In line with the arguments presented by the claimant, the judge noted that the decision to grant a development consent order (DCO) for Vanguard would provide a “foot in the door”, making it easier to secure a similar decision for Boreas.
He said although there was no evidence that Vattenfall had deliberately sought this outcome, the developer had understandably “relied heavily” on this “precedent effect” in seeking planning permission for Boreas.
“If the cumulative impacts in the Necton area had been evaluated when considering the application for the Vanguard DCO, one possible outcome is that they would have been found to be unacceptable,” he remarked.
“That could have led the defendant to decide that Necton was not an appropriate location to provide a grid connection for both projects, as intended by the developer, which would also call into question the appropriateness of the co-located cable corridor leading to that connection point.”

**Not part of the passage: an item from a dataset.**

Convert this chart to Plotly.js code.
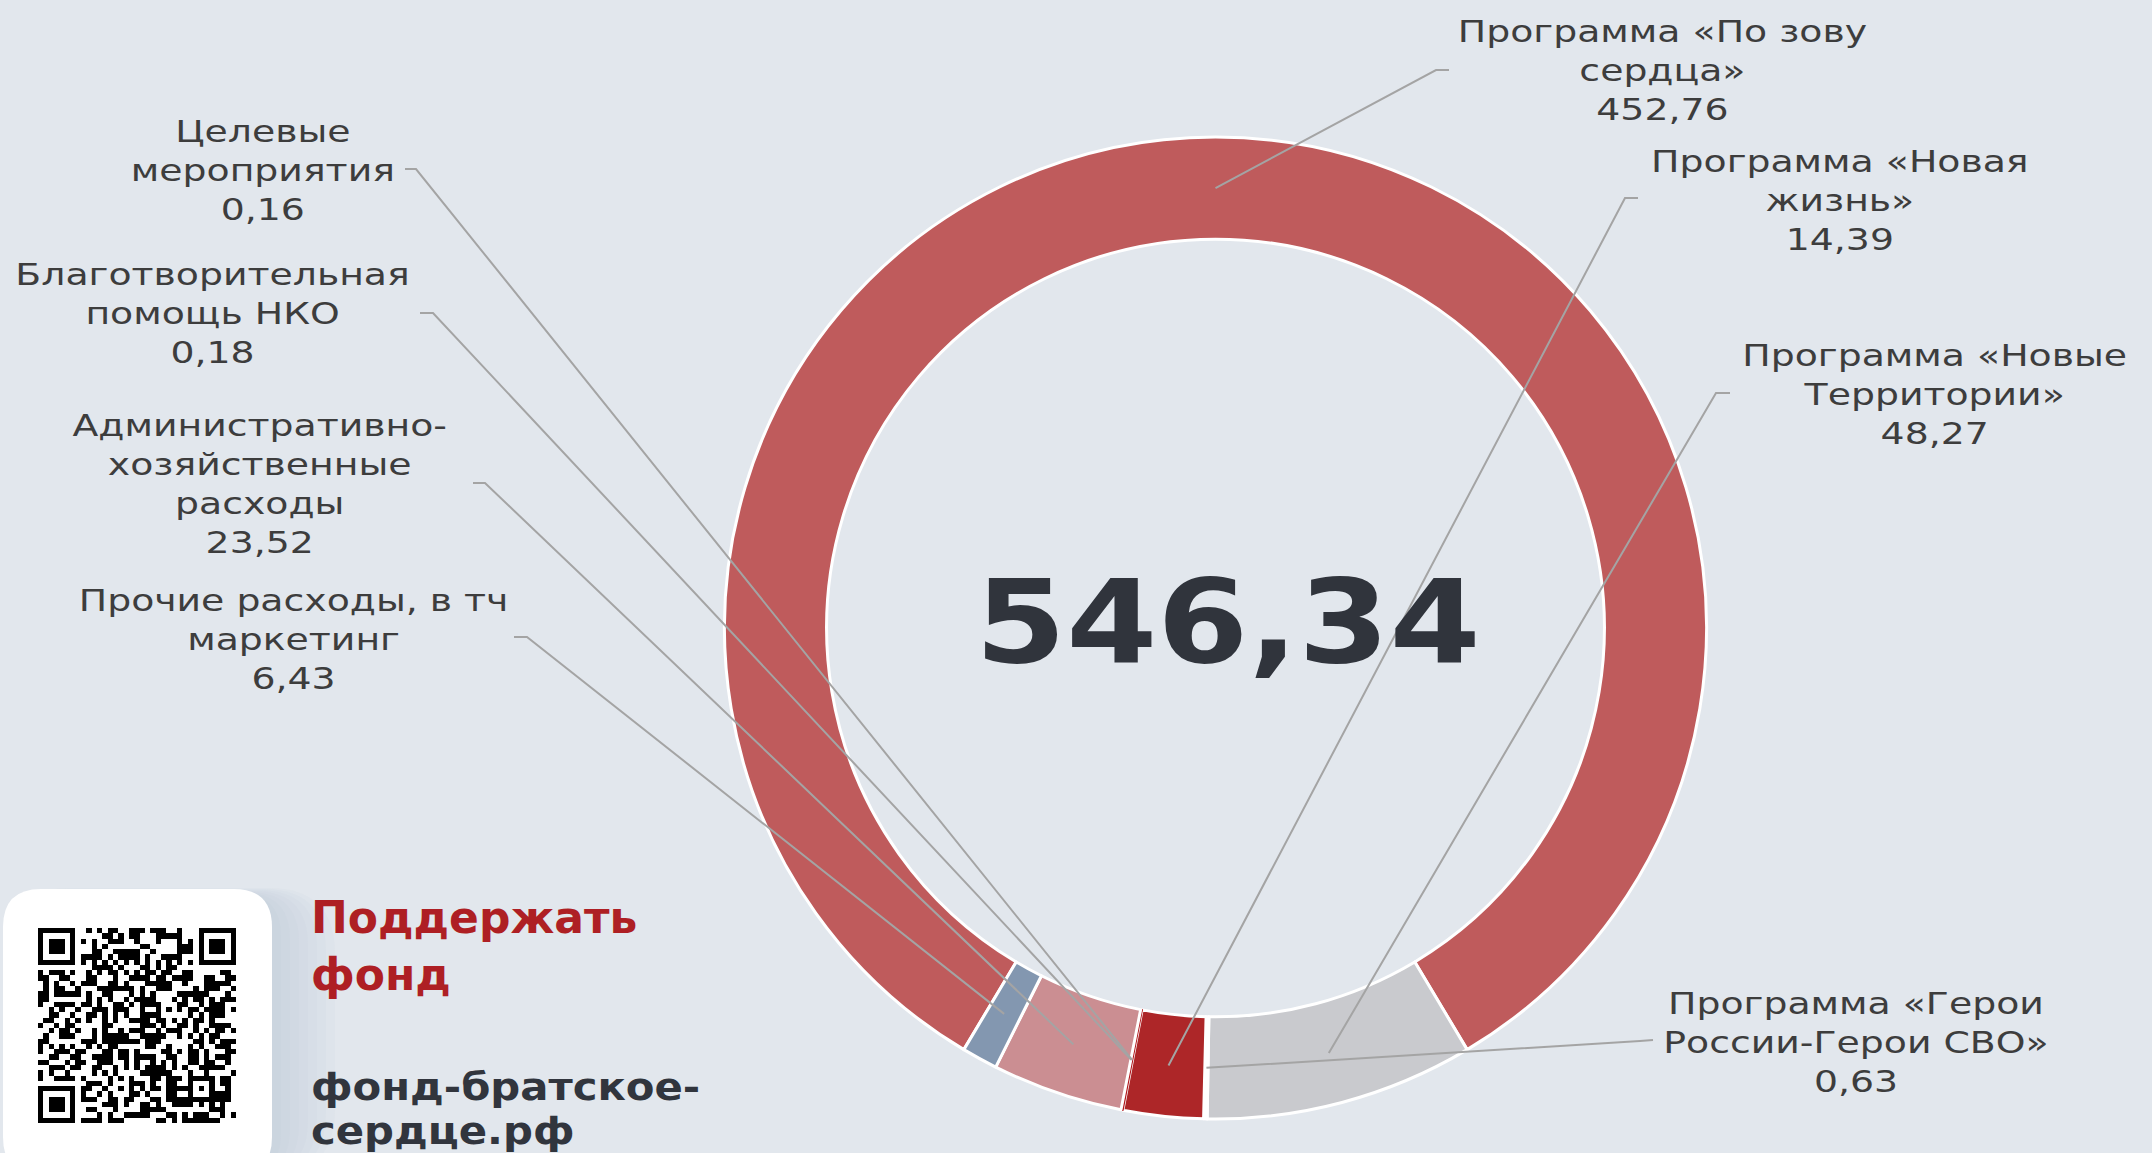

He continued: “In that way the promoter could reapply or modify or even abandon its strategic co-locational approach before proceeding with either project. Here, the decision to leave that issue over to consideration of the DCO for the second project prevented that course from being taken.”
Responding to the ruling, Vattenfall head of market development offshore and UK country manager Danielle Lane, said: “This is a very disappointing outcome, but it relates to the process for granting consent and is not about the merits of our world class Norfolk Vanguard project.
“Planning consent was awarded in July 2020 after Vattenfall fulfilled all the requirements placed on developers. It’s vital that the government now acts to redetermine consent, with regard to the judge’s ruling, as quickly as possible. That way we can continue to invest in the region and remain on track to begin generating low cost, renewable electricity by the late 2020s.
“With the expansion in offshore wind that’s required for the UK to reach net zero by 2050, the planning process needs to be able to address and resolve issues much sooner and avoid the uncertainty about whether projects will proceed even after they have planning approval.”